My grandfather, Frank Racine, was a farmer. He had taken up this career after being a school principal and deciding that it didn’t really fulfill him. He wanted instead to be a dairy farmer, and so late in life he bought an old farm in Cuddebackville, New York and became one. I can remember visiting my grandparents, getting up after he’d had his first breakfast, and watching him from the kitchen window as he came back toward the house with a small milk jug in hand. In the cooling house opposite the barn, I knew there would be several very large cans of milk, immersed in cold water, waiting for pickup to go to the dairy.
After a break and review of the local papers in his sitting area (in the basement near the coal furnace) Gramp would go out again to shovel manure, plow the fields, and tend his vegetables. Some of them would go to a local market, but others were for us. In the fall, I loved to go out in the field with Barney, the farm dog, and walk behind the plow picking up freshly turned potatoes. I’d be sent to the field in back of the house with my cousin Linda, to pick wild strawberries (the best strawberries for shortcake and whipped cream), or out to the field with my mother to get corn for supper (“We’ll get the water boiling; if you fall down on the way back, throw that corn away and pick some that’s really fresh”).
This was how I learned about gardening, down in the valley of that little Delaware Water Gap community. And for many years, I wanted nothing to do with it. But in my late twenties, that changed. I got tired of lousy fruits and vegetables in the store. Then the organic movement revived, and I started to wonder about whether I could grow some of my own veggies, pesticide-free, without going to the store. And then I decided to try it.
I got the owner of the apartment where I lived to let us dig a little garden plot in the back yard. Another resident also wanted to garden, and we had a great time planting and harvesting, in view of Long Island Sound in Stony Creek, CT. When I moved to Massachusetts, I still had the garden ‘bug.’ At our first house in Lexington the neighbors had an asparagus bed, and I eyed it enviously. A couple of doors down, a woman named Brenda was into gardening in a big way, and I lusted after her raised beds and netting to keep the birds off the raspberries. Our house did not have an ideal landscape for much gardening, but when we moved to our current residence, with a very large back yard, I knew what I’d be wanting to do. So Ben built me a raised bed garden with a fence around it (we abut a stream and conservation land, and are regularly visited by turkeys, coyotes, rabbits, squirrels, and sometimes, deer) and my future was written.

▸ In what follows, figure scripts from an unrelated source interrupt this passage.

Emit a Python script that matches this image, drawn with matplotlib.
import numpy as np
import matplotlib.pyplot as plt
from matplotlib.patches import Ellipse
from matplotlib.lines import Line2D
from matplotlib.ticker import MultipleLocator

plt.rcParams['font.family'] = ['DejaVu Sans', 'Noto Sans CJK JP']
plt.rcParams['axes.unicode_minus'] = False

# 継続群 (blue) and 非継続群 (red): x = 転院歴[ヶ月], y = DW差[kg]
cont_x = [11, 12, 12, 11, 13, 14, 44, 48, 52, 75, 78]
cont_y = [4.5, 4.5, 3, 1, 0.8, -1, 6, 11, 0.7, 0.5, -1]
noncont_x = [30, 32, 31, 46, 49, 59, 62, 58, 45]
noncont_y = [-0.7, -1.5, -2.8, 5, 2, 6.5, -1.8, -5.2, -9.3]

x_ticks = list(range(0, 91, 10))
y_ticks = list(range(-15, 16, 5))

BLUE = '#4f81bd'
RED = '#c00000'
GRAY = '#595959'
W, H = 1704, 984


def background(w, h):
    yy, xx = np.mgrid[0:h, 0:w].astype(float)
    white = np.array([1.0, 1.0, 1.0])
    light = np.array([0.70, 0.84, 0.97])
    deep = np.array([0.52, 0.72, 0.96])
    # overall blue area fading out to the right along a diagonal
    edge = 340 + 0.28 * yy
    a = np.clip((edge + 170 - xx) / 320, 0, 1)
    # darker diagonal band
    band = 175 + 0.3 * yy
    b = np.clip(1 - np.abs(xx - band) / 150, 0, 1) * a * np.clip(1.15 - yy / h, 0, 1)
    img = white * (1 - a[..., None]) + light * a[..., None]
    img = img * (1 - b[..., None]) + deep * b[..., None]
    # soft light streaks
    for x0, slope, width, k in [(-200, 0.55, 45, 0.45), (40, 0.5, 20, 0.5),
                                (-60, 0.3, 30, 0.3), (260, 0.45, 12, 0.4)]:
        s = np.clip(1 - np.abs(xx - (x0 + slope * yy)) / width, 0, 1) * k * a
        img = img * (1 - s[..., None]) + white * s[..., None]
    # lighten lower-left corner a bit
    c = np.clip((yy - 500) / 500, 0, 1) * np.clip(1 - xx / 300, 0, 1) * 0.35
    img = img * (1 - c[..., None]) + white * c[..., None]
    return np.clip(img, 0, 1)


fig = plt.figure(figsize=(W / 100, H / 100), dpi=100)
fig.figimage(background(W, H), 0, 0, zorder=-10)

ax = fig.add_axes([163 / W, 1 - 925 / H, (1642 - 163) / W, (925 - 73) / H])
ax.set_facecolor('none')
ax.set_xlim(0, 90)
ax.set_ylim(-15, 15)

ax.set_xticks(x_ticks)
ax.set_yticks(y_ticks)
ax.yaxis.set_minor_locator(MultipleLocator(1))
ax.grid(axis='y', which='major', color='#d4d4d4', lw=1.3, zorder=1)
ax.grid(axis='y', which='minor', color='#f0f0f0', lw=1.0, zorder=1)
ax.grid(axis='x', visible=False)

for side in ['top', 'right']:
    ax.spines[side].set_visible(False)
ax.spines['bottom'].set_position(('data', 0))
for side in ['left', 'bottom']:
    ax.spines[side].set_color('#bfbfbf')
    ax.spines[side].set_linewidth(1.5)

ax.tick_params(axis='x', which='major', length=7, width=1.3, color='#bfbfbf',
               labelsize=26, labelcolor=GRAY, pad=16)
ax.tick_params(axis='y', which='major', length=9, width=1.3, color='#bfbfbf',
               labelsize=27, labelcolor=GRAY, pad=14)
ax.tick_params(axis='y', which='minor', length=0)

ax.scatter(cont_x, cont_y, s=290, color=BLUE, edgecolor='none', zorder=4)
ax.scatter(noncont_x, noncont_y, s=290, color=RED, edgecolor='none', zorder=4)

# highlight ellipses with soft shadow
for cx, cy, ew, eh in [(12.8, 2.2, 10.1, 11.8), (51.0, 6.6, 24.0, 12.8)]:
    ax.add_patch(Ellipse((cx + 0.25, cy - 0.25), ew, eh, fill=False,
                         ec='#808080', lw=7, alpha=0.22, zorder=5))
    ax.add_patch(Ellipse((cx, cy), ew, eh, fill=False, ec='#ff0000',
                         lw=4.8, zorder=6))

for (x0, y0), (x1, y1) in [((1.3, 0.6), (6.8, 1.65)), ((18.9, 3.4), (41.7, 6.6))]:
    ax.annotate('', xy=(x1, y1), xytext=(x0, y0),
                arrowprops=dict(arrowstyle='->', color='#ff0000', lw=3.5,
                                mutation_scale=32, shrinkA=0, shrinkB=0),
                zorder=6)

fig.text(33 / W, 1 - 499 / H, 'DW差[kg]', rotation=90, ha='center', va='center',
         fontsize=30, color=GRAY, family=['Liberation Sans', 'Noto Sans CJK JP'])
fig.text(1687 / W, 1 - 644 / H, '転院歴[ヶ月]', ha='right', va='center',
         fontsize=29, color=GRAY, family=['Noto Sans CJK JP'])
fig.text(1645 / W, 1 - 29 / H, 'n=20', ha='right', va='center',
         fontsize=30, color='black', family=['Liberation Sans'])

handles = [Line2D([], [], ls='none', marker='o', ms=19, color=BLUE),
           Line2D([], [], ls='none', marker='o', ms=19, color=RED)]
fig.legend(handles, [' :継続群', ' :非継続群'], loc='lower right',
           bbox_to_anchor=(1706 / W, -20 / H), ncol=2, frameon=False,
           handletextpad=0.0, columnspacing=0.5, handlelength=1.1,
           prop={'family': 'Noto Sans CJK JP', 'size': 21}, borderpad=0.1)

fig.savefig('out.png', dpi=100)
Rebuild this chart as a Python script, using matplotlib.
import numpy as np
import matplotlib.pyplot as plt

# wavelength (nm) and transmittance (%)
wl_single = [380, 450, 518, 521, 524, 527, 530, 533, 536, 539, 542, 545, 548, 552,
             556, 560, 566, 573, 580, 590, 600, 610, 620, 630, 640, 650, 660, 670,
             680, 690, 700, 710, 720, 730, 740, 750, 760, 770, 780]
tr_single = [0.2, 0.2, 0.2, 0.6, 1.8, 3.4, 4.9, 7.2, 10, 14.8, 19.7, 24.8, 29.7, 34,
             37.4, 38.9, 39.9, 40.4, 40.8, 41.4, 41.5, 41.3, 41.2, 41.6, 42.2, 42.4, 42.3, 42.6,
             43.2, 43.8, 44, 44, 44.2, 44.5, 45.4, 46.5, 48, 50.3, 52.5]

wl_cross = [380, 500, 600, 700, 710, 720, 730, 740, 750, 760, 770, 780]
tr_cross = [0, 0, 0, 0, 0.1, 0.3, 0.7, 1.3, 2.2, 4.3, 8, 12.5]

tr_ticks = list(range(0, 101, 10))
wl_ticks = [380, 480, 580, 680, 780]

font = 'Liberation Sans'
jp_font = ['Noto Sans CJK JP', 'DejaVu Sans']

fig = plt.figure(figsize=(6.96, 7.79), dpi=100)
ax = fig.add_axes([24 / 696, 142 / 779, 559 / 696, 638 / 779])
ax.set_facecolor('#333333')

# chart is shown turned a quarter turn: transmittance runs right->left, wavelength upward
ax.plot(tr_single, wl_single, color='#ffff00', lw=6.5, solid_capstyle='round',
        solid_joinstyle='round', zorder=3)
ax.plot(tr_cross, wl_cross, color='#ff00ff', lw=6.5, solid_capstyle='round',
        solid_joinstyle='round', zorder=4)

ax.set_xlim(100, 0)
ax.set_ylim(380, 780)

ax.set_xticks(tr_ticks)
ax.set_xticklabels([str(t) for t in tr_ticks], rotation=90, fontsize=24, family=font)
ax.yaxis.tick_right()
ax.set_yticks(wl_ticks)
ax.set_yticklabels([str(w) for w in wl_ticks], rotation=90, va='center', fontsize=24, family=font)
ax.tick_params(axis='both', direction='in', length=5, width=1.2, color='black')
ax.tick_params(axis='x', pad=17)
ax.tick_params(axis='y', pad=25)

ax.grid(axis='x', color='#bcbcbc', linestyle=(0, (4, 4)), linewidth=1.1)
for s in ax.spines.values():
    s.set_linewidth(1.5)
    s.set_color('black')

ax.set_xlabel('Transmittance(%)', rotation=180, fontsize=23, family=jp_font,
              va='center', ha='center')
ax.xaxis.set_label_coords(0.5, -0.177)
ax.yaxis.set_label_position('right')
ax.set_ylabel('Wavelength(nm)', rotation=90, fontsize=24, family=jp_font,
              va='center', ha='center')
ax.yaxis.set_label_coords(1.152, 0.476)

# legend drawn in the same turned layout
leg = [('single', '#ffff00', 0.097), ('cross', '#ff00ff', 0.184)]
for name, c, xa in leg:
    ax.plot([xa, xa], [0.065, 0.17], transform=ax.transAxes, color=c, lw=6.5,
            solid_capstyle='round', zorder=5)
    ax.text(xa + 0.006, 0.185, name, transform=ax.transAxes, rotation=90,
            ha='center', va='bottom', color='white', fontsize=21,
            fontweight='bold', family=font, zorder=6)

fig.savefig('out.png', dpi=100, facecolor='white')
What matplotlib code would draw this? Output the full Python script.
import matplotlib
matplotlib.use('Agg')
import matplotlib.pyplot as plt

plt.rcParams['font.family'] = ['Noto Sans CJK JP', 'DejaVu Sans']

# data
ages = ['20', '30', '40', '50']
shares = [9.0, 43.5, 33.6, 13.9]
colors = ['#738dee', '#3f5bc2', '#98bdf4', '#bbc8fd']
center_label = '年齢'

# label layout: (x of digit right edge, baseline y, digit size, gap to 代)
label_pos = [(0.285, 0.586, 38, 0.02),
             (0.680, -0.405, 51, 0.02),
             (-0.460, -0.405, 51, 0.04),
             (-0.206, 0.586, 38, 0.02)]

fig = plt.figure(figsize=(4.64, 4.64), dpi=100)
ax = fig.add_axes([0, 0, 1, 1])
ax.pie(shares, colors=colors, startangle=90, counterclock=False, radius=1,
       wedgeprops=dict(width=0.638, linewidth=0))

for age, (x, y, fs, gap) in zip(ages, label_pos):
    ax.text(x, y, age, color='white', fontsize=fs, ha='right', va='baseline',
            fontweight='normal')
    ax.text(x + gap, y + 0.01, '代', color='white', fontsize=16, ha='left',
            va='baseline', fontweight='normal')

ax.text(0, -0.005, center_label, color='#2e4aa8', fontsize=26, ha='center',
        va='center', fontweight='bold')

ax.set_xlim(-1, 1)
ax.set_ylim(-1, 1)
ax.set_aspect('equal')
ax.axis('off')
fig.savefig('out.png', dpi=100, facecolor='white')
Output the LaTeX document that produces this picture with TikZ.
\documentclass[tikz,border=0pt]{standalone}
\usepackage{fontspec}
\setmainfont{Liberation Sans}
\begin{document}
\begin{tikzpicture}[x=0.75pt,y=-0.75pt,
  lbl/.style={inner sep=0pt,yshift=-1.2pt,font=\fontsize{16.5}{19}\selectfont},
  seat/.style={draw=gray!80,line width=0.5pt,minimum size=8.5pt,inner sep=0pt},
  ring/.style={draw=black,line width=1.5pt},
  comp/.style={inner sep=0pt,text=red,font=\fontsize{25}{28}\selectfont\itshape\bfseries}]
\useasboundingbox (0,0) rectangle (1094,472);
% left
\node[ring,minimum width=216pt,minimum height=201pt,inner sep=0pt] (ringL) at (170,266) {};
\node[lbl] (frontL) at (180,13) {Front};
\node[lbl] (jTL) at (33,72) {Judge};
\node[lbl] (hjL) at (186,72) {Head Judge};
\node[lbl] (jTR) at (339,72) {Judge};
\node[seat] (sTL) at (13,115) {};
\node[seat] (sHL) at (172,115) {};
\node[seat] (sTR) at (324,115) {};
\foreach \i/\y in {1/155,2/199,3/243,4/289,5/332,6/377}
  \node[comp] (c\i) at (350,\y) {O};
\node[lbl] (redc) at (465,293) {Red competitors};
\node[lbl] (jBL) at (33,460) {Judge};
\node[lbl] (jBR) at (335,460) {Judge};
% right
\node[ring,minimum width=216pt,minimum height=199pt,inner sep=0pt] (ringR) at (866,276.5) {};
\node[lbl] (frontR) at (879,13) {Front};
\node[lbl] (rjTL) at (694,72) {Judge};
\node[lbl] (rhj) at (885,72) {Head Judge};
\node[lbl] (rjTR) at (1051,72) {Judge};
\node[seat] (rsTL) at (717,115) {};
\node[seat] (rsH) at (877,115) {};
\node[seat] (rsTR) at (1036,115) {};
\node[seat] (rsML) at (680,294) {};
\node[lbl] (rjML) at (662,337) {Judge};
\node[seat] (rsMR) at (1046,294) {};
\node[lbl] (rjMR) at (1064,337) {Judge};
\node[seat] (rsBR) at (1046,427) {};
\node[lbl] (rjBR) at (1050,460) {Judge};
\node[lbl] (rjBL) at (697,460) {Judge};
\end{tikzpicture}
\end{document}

Too often, I haven’t gotten out to that garden till June. And by then it’s been too late for some of the lovely early crops to produce. A couple of years, I didn’t get out there at all, and sadly mourned my inability to do that which made me happy. Not this year.
With some extra time at my disposal, I asked Ben to turn over a quadrant of the garden early…and so on April 7, rakes and hoe in hand, I marched out and set to work. The spring has come early to New England this year, and I planted peas, radishes, spinach, and a new asparagus bed. My garlic plants (a gift from my friend Margy), planted last fall, have sprouted, and several herbs made the winter: borage, lovage, and of course chives, catnip, spearmint, and garlic chives. I also found that some parsnips and carrots wintered over, and the rhubarb has come back beautifully.
Today, if the rain holds off long enough, I’ll be setting in onion and shallot sets, along with lettuce. And I went to New Hampshire last week with my friend and neighbor Joyce, to a nursery that had an Earth Day plant sale. Heirloom and plum tomatoes, pineapple sage and several other herbs, and broccoli plants will all be going in shortly. And then, more seeds. Along the side of the garage, where there’s another garden area, Ben and I planted three new blueberry bushes yesterday, I trimmed the raspberry canes, and set in lupine and hollyhock plants. All the strawberries are being relocated to the vegetable garden.
Max Coots, in his Prayer of Thanksgiving, named the blessings of friends “gorgeous as eggplant” and “elegant as a row of corn”. I find that gardening makes me appreciate my friends and family more…in fact, appreciate life more, too. I love being out and digging in the dirt, making things grow, and knowing that I’m doing something that will feed my family and cut down on environmental waste. And I love thinking about how to nurture those seeds and tiny plants, to make them grow into something fabulous. Yeah, my muscles ache after I’ve been out there for a few hours. But it’s a good ache, and it reminds me that I’ve done something good for me and for my family.
On Earth Day and at other times as well, I’ll take the friendship the earth offers…an enduring and sustaining friendship that calls to me, as it did to my grandfather, and offers up rewards blessed by the sun and the rain.